Si vives en una sociedad donde impera el consenso socialdemócrata (como yo), habrás notado que existe una especie de esquizofrenia con respecto a la visión que se tiene del capitalismo: por un lado, parece ser que es algo necesario para que la economía funcione, pero al mismo tiempo no deja de ser una especie de sistema de explotación, y por ende algo malvado. Una especie de mal menor que debemos aceptar sin saber muy bien por qué, pero que por supuesto, dada su naturaleza de vileza moral debe ser encorsetado y restringido a su mínima expresión.

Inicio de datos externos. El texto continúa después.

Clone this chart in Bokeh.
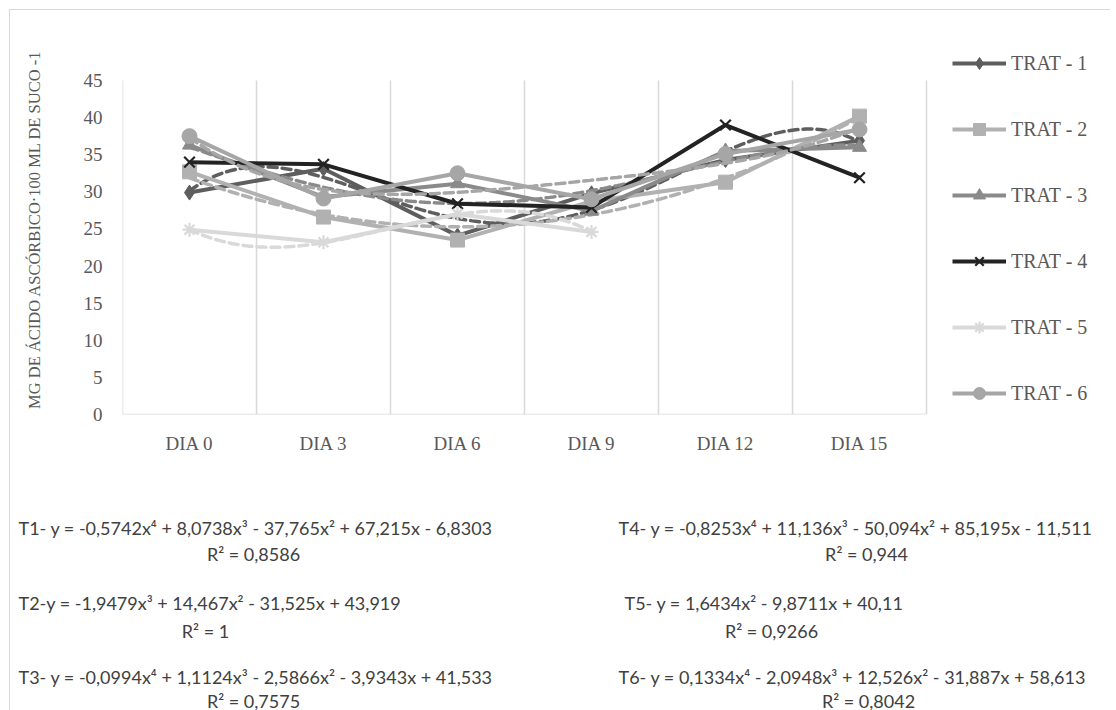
import numpy as np
from bokeh.plotting import figure
from bokeh.layouts import column
from bokeh.models import Range1d, FixedTicker, Legend, LegendItem, Label
from bokeh.embed import file_html
from bokeh.resources import INLINE

# ---------------- data ----------------
categories = ["DIA 0", "DIA 3", "DIA 6", "DIA 9", "DIA 12", "DIA 15"]
names = ["TRAT - 1", "TRAT - 2", "TRAT - 3", "TRAT - 4", "TRAT - 5", "TRAT - 6"]
trat1 = [29.9, 33.1, 24.1, 29.8, 34.3, 36.9]
trat2 = [32.7, 26.6, 23.5, 28.7, 31.3, 40.2]
trat3 = [36.3, 29.3, 31.1, 27.4, 35.5, 36.0]
trat4 = [34.0, 33.7, 28.4, 27.9, 39.0, 31.9]
trat5 = [24.9, 23.2, 27.0, 24.6]
trat6 = [37.5, 29.1, 32.5, 29.0, 35.1, 38.4]
y_ticks = [0, 5, 10, 15, 20, 25, 30, 35, 40, 45]

# polynomial trendline coefficients (highest degree first), None = no trendline drawn
trend1 = [-0.5742, 8.0738, -37.765, 67.215, -6.8303]
trend2 = [1.6434, -9.8711, 40.11]
trend3 = [-0.0994, 1.1124, -2.5866, -3.9343, 41.533]
trend4 = None
trend5 = [-1.9479, 14.467, -31.525, 43.919]
trend6 = [0.1334, -2.0948, 12.526, -31.887, 58.613]

eq_left = [
    ("T1- y = -0,5742x⁴ + 8,0738x³ - 37,765x² + 67,215x - 6,8303", "R² = 0,8586"),
    ("T2-y = -1,9479x³ + 14,467x² - 31,525x + 43,919", "R² = 1"),
    ("T3- y = -0,0994x⁴ + 1,1124x³ - 2,5866x² - 3,9343x + 41,533", "R² = 0,7575"),
]
eq_right = [
    ("T4- y = -0,8253x⁴ + 11,136x³ - 50,094x² + 85,195x - 11,511", "R² = 0,944"),
    ("T5- y = 1,6434x² - 9,8711x + 40,11", "R² = 0,9266"),
    ("T6- y = 0,1334x⁴ - 2,0948x³ + 12,526x² - 31,887x + 58,613", "R² = 0,8042"),
]

series = [trat1, trat2, trat3, trat4, trat5, trat6]
trends = [trend1, trend2, trend3, trend4, trend5, trend6]

# ---------------- styles / layout ----------------
colors = ["#5e5e5e", "#b1b1b1", "#8a8a8a", "#232323", "#d9d9d9", "#a6a6a6"]
markers = ["diamond", "square", "triangle", "x", "asterisk", "circle"]
msizes = [15, 14, 14, 15, 14, 15]
SERIF = "Liberation Serif"
TXT = "#595959"
GRID = "#d9d9d9"

ORG = 10                      # page offset of figure content
FRAME_L, FRAME_R = 122, 1106  # page x of frame
PLOT_R = 926                  # page x of right edge of category area
FRAME_T, FRAME_B = 44, 414    # page y of frame top / value 0
PLOT_T = 80                   # page y of value 45
W = 1100
H1 = 458
H2 = 242

n = len(categories)
ymax = max(y_ticks)
y_end = ymax * (FRAME_B - FRAME_T) / (FRAME_B - PLOT_T)
x_end = 0.5 + n * (FRAME_R - FRAME_L) / (PLOT_R - FRAME_L)

p = figure(width=W, height=H1, output_backend="svg", toolbar_location=None,
           x_range=Range1d(0.5, x_end), y_range=Range1d(0, y_end),
           min_border_left=FRAME_L - ORG, min_border_right=W - (FRAME_R - ORG),
           min_border_top=FRAME_T - ORG, min_border_bottom=H1 - (FRAME_B - ORG))
p.frame_align = False
p.outline_line_color = None
p.background_fill_color = "white"
p.xgrid.visible = False
p.ygrid.visible = False

# category separators and base line (drawn from the categories / ticks)
bounds = [i + 0.5 for i in range(n + 1)]
p.segment(x0=bounds, y0=[0] * len(bounds), x1=bounds, y1=[ymax] * len(bounds),
          line_color=GRID, line_width=1.5)
p.segment(x0=[0.5], y0=[0], x1=[n + 0.5], y1=[0], line_color=GRID, line_width=1.5)

p.xaxis.ticker = FixedTicker(ticks=list(range(1, n + 1)))
p.xaxis.major_label_overrides = {i + 1: c for i, c in enumerate(categories)}
p.yaxis.ticker = FixedTicker(ticks=y_ticks)
for ax in (p.xaxis[0], p.yaxis[0]):
    ax.axis_line_color = None
    ax.major_tick_line_color = None
    ax.minor_tick_line_color = None
    ax.major_label_text_font = SERIF
    ax.major_label_text_font_size = "19px"
    ax.major_label_text_color = TXT
p.xaxis.major_label_standoff = 12
p.yaxis.major_label_standoff = 14
p.yaxis.axis_label = "MG DE ÁCIDO ASCÓRBICO·100 ML DE SUCO -1"
p.yaxis.axis_label_text_font = SERIF
p.yaxis.axis_label_text_font_size = "16.5px"
p.yaxis.axis_label_text_font_style = "normal"
p.yaxis.axis_label_text_color = TXT
p.yaxis.axis_label_standoff = 37

items = []
for i, (vals, coef) in enumerate(zip(series, trends)):
    xs = list(range(1, len(vals) + 1))
    ln = p.line(xs, vals, line_color=colors[i], line_width=4, line_join="round")
    if coef is not None:
        tx = np.linspace(1, len(vals), 200)
        ty = np.polyval(coef, tx)
        p.line(tx, ty, line_color=colors[i], line_width=3.5, line_dash="9 5",
               line_cap="round")
    mk = p.scatter(xs, vals, marker=markers[i], size=msizes[i],
                   fill_color=colors[i], line_color=colors[i],
                   line_width=2.2 if markers[i] in ("x", "asterisk") else 1)
    items.append(LegendItem(label=names[i], renderers=[ln, mk]))

legend = Legend(items=items, location=(952 - FRAME_L, FRAME_B - 408),
                orientation="vertical",
                glyph_width=54, glyph_height=30, label_height=30, spacing=36,
                label_standoff=5, padding=0, margin=0,
                border_line_color=None, background_fill_alpha=0,
                label_text_font=SERIF, label_text_font_size="20px",
                label_text_color=TXT, label_text_baseline="middle")
p.add_layout(legend, "center")

# ---------------- equations panel ----------------
q = figure(width=W, height=H2, output_backend="svg", toolbar_location=None,
           x_range=Range1d(0, W), y_range=Range1d(0, H2),
           min_border=0, min_border_left=0, min_border_right=0,
           min_border_top=0, min_border_bottom=0)
q.frame_align = False
q.axis.visible = False
q.grid.visible = False
q.outline_line_color = None

Q_TOP = ORG + H1          # page y of panel top
Q_BOT = Q_TOP + H2
EQF = "Lato"
rows_y = [527, 602, 676]
r2_y = [553, 630, 700]
left_eq_x = [18, 18, 18]
left_r2_x = [253, 205, 253]
right_eq_x = [618, 624, 618]
right_r2_x = [866, 771, 868]


def add_text(px, py, txt, align):
    q.add_layout(Label(x=px - ORG, y=Q_BOT - py, x_units="screen", y_units="screen",
                       text=txt, text_font=EQF, text_font_size="18px",
                       text_color="#404040", text_baseline="middle",
                       text_align=align))


for k, (eq, r2) in enumerate(eq_left):
    add_text(left_eq_x[k], rows_y[k], eq, "left")
    add_text(left_r2_x[k], r2_y[k], r2, "center")
for k, (eq, r2) in enumerate(eq_right):
    add_text(right_eq_x[k], rows_y[k], eq, "left")
    add_text(right_r2_x[k], r2_y[k], r2, "center")

layout = column(p, q, spacing=0)
layout.styles = {"margin-left": "9px", "margin-top": "9px",
                 "border-top": "1px solid #d9d9d9", "border-left": "1px solid #d9d9d9"}

open("out.html", "w").write(file_html(layout, INLINE))
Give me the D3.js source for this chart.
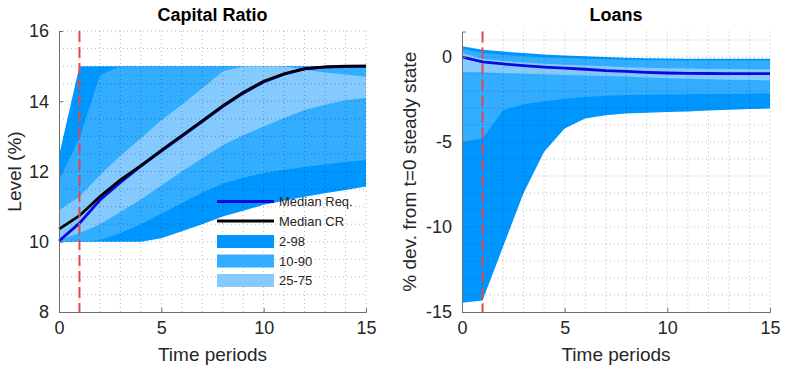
<!DOCTYPE html>
<html>
<head>
<meta charset="utf-8">
<script src="https://cdn.jsdelivr.net/npm/d3@7"></script>
<style>
  body { margin: 0; background: #fff; }
  svg text { font-family: "Liberation Sans", Arial, sans-serif; }
</style>
</head>
<body>
<svg id="chart" width="788" height="375"></svg>
<script>
// time periods
var periods = [0, 1, 2, 3, 4, 5, 6, 7, 8, 9, 10, 11, 12, 13, 14, 15]

// Capital Ratio (level, %)
var crP98 = [12.45, 15, 15, 15, 15, 15, 15, 15, 15, 15, 15, 15, 15, 15, 15, 15]
var crP90 = [11.75, 12.95, 14.75, 15, 15, 15, 15, 15, 15, 15, 15, 15, 15, 15, 15, 15]
var crP75 = [10.9, 11.28, 11.9, 12.45, 12.95, 13.46, 13.9, 14.37, 14.85, 15, 15, 15, 14.9, 14.82, 14.76, 14.7]
var crP25 = [10.05, 10.25, 10.5, 10.85, 11.2, 11.6, 12.0, 12.38, 12.75, 13.03, 13.28, 13.52, 13.75, 13.9, 14.03, 14.1]
var crP10 = [10, 10, 10.05, 10.25, 10.5, 10.8, 11.1, 11.4, 11.65, 11.82, 11.96, 12.05, 12.13, 12.2, 12.27, 12.33]
var crP2 = [10, 10, 10, 10, 10, 10.1, 10.3, 10.5, 10.72, 10.88, 11.05, 11.17, 11.28, 11.38, 11.47, 11.57]
var crMedianReq = [10.02, 10.53, 11.19, 11.69, 12.15, 12.58, 13.0, 13.42, 13.85, 14.23, 14.55, 14.77, 14.92, 14.97, 14.99, 15]
var crMedianCR = [10.36, 10.74, 11.29, 11.76, 12.17, 12.6, 13.02, 13.44, 13.87, 14.25, 14.57, 14.78, 14.93, 14.98, 15, 15]

// Loans (% dev. from t=0 steady state)
var lnP98 = [0.63, 0.43, 0.32, 0.23, 0.15, 0.09, 0.04, 0.0, -0.04, -0.07, -0.09, -0.1, -0.1, -0.1, -0.1, -0.1]
var lnP90 = [0.48, 0.25, 0.12, 0.04, -0.02, -0.06, -0.1, -0.13, -0.16, -0.18, -0.19, -0.2, -0.2, -0.2, -0.2, -0.2]
var lnP75 = [0.24, -0.1, -0.24, -0.33, -0.4, -0.45, -0.5, -0.55, -0.6, -0.63, -0.66, -0.68, -0.7, -0.71, -0.72, -0.72]
var lnP25 = [-0.88, -0.9, -0.95, -0.99, -1.03, -1.06, -1.09, -1.12, -1.15, -1.2, -1.25, -1.28, -1.31, -1.34, -1.36, -1.38]
var lnP10 = [-5.0, -4.8, -3.13, -2.78, -2.6, -2.45, -2.35, -2.28, -2.24, -2.22, -2.2, -2.19, -2.18, -2.17, -2.16, -2.15]
var lnP2 = [-14.45, -14.33, -11.16, -8.0, -5.58, -4.2, -3.62, -3.42, -3.33, -3.28, -3.23, -3.2, -3.15, -3.1, -3.06, -3.03]
var lnMedian = [0, -0.29, -0.41, -0.51, -0.59, -0.65, -0.72, -0.8, -0.85, -0.9, -0.94, -0.96, -0.97, -0.98, -0.98, -0.98]

var shockPeriod = 1

var crTicksY = [8, 10, 12, 14, 16]
var lnTicksY = [-15, -10, -5, 0]
var ticksX = [0, 5, 10, 15]

var legendLabels = ["Median Req.", "Median CR", "2-98", "10-90", "25-75"]

var colors = {
    band98: "#0096ff",
    band90: "#33adff",
    band75: "#85caff",
    req: "#0a0adc",
    cr: "#000000",
    shock: "#e4464e",
    axis: "#6e6e6e",
    text: "#262626"
}

var svg = d3.select("#chart")

function drawPanel (opt) {
    var x = d3.scaleLinear().domain([0, 15]).range([opt.left, opt.right])
    var y = d3.scaleLinear().domain(opt.yDomain).range([opt.bottom, opt.top])
    var g = svg.append("g")

    var area = function (lo, hi) {
        return d3.area()
            .x(function (d, i) { return x(periods[i]) })
            .y0(function (d, i) { return y(lo[i]) })
            .y1(function (d, i) { return y(hi[i]) })(periods)
    }

    // bands, widest first
    g.append("path").attr("d", area(opt.p2, opt.p98)).attr("fill", colors.band98)
    g.append("path").attr("d", area(opt.p10, opt.p90)).attr("fill", colors.band90)
    g.append("path").attr("d", area(opt.p25, opt.p75)).attr("fill", colors.band75)

    // dotted grid (on top of the bands)
    var grid = g.append("g")
    d3.range(1, 16).forEach(function (v) {
        grid.append("line")
            .attr("x1", x(v)).attr("x2", x(v))
            .attr("y1", opt.top).attr("y2", opt.bottom)
    })
    d3.range(opt.yDomain[0] + opt.gridStep, opt.yDomain[1] + 0.001, opt.gridStep).forEach(function (v) {
        grid.append("line")
            .attr("x1", opt.left).attr("x2", opt.right)
            .attr("y1", y(v)).attr("y2", y(v))
    })
    grid.selectAll("line")
        .attr("stroke", "rgba(0,0,0,0.28)")
        .attr("stroke-width", 1)
        .attr("stroke-dasharray", "1,3")

    // median lines
    opt.lines.forEach(function (ln) {
        g.append("path")
            .attr("d", d3.line()
                .x(function (d, i) { return x(periods[i]) })
                .y(function (d, i) { return y(ln.values[i]) })(periods))
            .attr("fill", "none")
            .attr("stroke", ln.color)
            .attr("stroke-width", 2.8)
    })

    // shock period marker
    g.append("line")
        .attr("x1", x(shockPeriod)).attr("x2", x(shockPeriod))
        .attr("y1", opt.top).attr("y2", opt.bottom)
        .attr("stroke", colors.shock)
        .attr("stroke-width", 2)
        .attr("stroke-dasharray", "11,5")

    // axes (left + bottom, ticks inward), plain hyphen for negatives
    var fmt = function (d) { return String(d) }
    var xAxis = d3.axisBottom(x).tickValues(ticksX).tickFormat(fmt).tickSize(-4).tickPadding(9)
    var yAxis = d3.axisLeft(y).tickValues(opt.yTicks).tickFormat(fmt).tickSize(-4).tickPadding(10)
    var gx = g.append("g").attr("transform", "translate(0," + opt.bottom + ")").call(xAxis)
    var gy = g.append("g").attr("transform", "translate(" + opt.left + ",0)").call(yAxis)
    ;[gx, gy].forEach(function (ax) {
        ax.select(".domain").attr("stroke", colors.axis)
        ax.selectAll(".tick line").attr("stroke", colors.axis)
        ax.selectAll(".tick text")
            .attr("fill", colors.text)
            .style("font-size", "18px")
    })

    // title and labels
    g.append("text")
        .attr("x", (opt.left + opt.right) / 2).attr("y", 21)
        .attr("text-anchor", "middle")
        .style("font-size", "18px").style("font-weight", "bold")
        .attr("fill", "#000")
        .text(opt.title)
    g.append("text")
        .attr("x", (opt.left + opt.right) / 2).attr("y", 361)
        .attr("text-anchor", "middle")
        .style("font-size", "19px")
        .attr("fill", colors.text)
        .text("Time periods")
    g.append("text")
        .attr("transform", "translate(" + opt.yLabelX + "," + ((opt.top + opt.bottom) / 2) + ") rotate(-90)")
        .attr("text-anchor", "middle")
        .style("font-size", "19px")
        .attr("fill", colors.text)
        .text(opt.yLabel)
    return g
}

var left = drawPanel({
    left: 59, right: 366, top: 31, bottom: 312,
    yDomain: [8, 16], yTicks: crTicksY, gridStep: 0.5,
    p98: crP98, p90: crP90, p75: crP75, p25: crP25, p10: crP10, p2: crP2,
    lines: [
        { values: crMedianReq, color: colors.req },
        { values: crMedianCR, color: colors.cr }
    ],
    title: "Capital Ratio", yLabel: "Level (%)", yLabelX: 21
})

drawPanel({
    left: 462, right: 770, top: 31.5, bottom: 312,
    yDomain: [-15, 1.5], yTicks: lnTicksY, gridStep: 1,
    p98: lnP98, p90: lnP90, p75: lnP75, p25: lnP25, p10: lnP10, p2: lnP2,
    lines: [
        { values: lnMedian, color: colors.req }
    ],
    title: "Loans", yLabel: "% dev. from t=0 steady state", yLabelX: 416
})

// legend inside the Capital Ratio panel
var legend = left.append("g")
var rowY = [201.5, 221, 241.5, 261, 280.5]
legendLabels.forEach(function (lab, i) {
    if (i < 2) {
        legend.append("line")
            .attr("x1", 217).attr("x2", 274)
            .attr("y1", rowY[i]).attr("y2", rowY[i])
            .attr("stroke", i === 0 ? colors.req : colors.cr)
            .attr("stroke-width", 2.8)
    } else {
        legend.append("rect")
            .attr("x", 217).attr("y", rowY[i] - 6.5)
            .attr("width", 57).attr("height", 13)
            .attr("fill", [colors.band98, colors.band90, colors.band75][i - 2])
    }
    legend.append("text")
        .attr("x", 279).attr("y", rowY[i] + 4.5)
        .style("font-size", "13px")
        .attr("fill", colors.text)
        .text(lab)
})
</script>
</body>
</html>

Simplificando mucho, un sistema capitalista es aquel en el que las decisiones económicas son tomadas de modo autónomo por sus participantes. En contraposición, los sistemas alternativos al capitalismo se basan en algún tipo de entidad capaz de tomar decisiones económicas de modo colectivo, normalmente el Estado.
Dado que el gobierno dispone de muchos datos macroeconómicos y asesores cualificados de alto nivel, en teoría podría tomar decisiones económicas óptimas, decidiendo los niveles de inversión y producción entre sectores, así como los precios y la asignación de recursos a los distintos agentes económicos de un modo mucho más eficiente y productivo que si se deja actuar a los agentes económicos independientemente en esa especie de caos sin información que es el mercado. Este es el concepto de Economía Planificada.
Los economistas tienen claro por qué la economía planificada no funciona desde un punto de vista técnico. Lamentablemente, hay otra categoría de individuos que también se hacen llamar a sí mismos economistas, que siempre han argumentado las bondades teóricas de la eficiencia que aportaba un sistema de planificación centralizada.
El mayor experimento de Economía Planificada de la historia fue la Unión Soviética del siglo XX. Y hasta la caída del muro, no era difícil encontrar a quien consideraba que la economía soviética estaba a la par con la americana. Paul Samuelson, autor de “Economics” (el libro de texto de economía más vendido de la historia), comentaba en su edición de 1989 (tan solo 2 años antes del hundimiento de la URSS) que “en contra de lo que muchos escépticos creían, la economía soviética prueba que una economía dirigida socialista puede funcionar e incluso prosperar”.

No era raro que ciertos intelectuales y reporteros que visitaban Rusia la describieran como el paradigma de cómo una sociedad antaño atrasada podía desarrollarse rápidamente gracias a la milagrosa economía planificada y florecer en la abundancia. Por ejemplo, en los años 30, tras la colectivización agraria en Ucrania, el corresponsal del New York Times no tenía ningún reparo en afirmar que “los mercados estaban repletos” y que “los niños no sufrían hambre, sino más bien abundancia”. Hoy día se sabe que en esos momentos se estaba produciendo una terrible hambruna en Ucrania, conocida como Holomodor, que se cobró las vidas de unos 7 millones de personas.
También en el campo tecnológico las dos superpotencias parecían a la par: la Unión Soviética y Estados Unidos competían en las carreras espacial y armamentísticas sin un claro vencedor. Ambas naciones parecían igual de poderosas y así había quienes asimilaban ambos países en niveles de prosperidad. De hecho, durante más de 20 años, las ediciones del Economics de Samuelson, mostraban datos del PIB comparativos entre ambos países que los colocaban al mismo nivel, e incluso pronosticaba que la economía soviética sobrepasaría a la americana a finales del siglo XX.
Puede que hoy la mayoría de la gente tenga claro que el capitalismo es el sistema que da los mejores resultados, pero entonces no era tan evidente para todos, ni siquiera en Occidente: Reduciendo el análisis económico a meras ecuaciones, no es difícil llegar a la conclusión de que centralizar la toma de decisiones puede producir una mejor asignación de recursos que el caos que suponen los mercados con agentes independientes, y la propaganda soviética se esforzaba en proyectar esa idea.
Sin embargo, en Occidente se mantuvo un sistema capitalista pese a poder ser argumentable que fuese menos eficiente. Así, que Occidente mantuviese un sistema capitalista no se debió en sí a motivos técnicos; no se basaba en que el capitalismo fuese más productivo o eficiente. Tampoco su defensa necesitaba que el libre mercado produjese asignaciones de recursos óptimas. El sistema capitalista simplemente era el más ético, era el sistema natural en una sociedad libre: un sistema basado en los principios de la libertad, la justicia y la igualdad, y no en la imposición y la opresión. Era una convicción que iba más allá de la conveniencia de sus resultados o su mayor productividad. Era el sistema que adopta naturalmente una sociedad libre, y por ello merecía ser defendido, incluso aunque sus resultados hubiesen sido inferiores.

Deberíamos recordar que el capitalismo merece ser defendido no porque sea más eficiente o técnicamente superior (tal como los economistas predecían y la historia ha demostrado), sino por su indiscutible superioridad moral.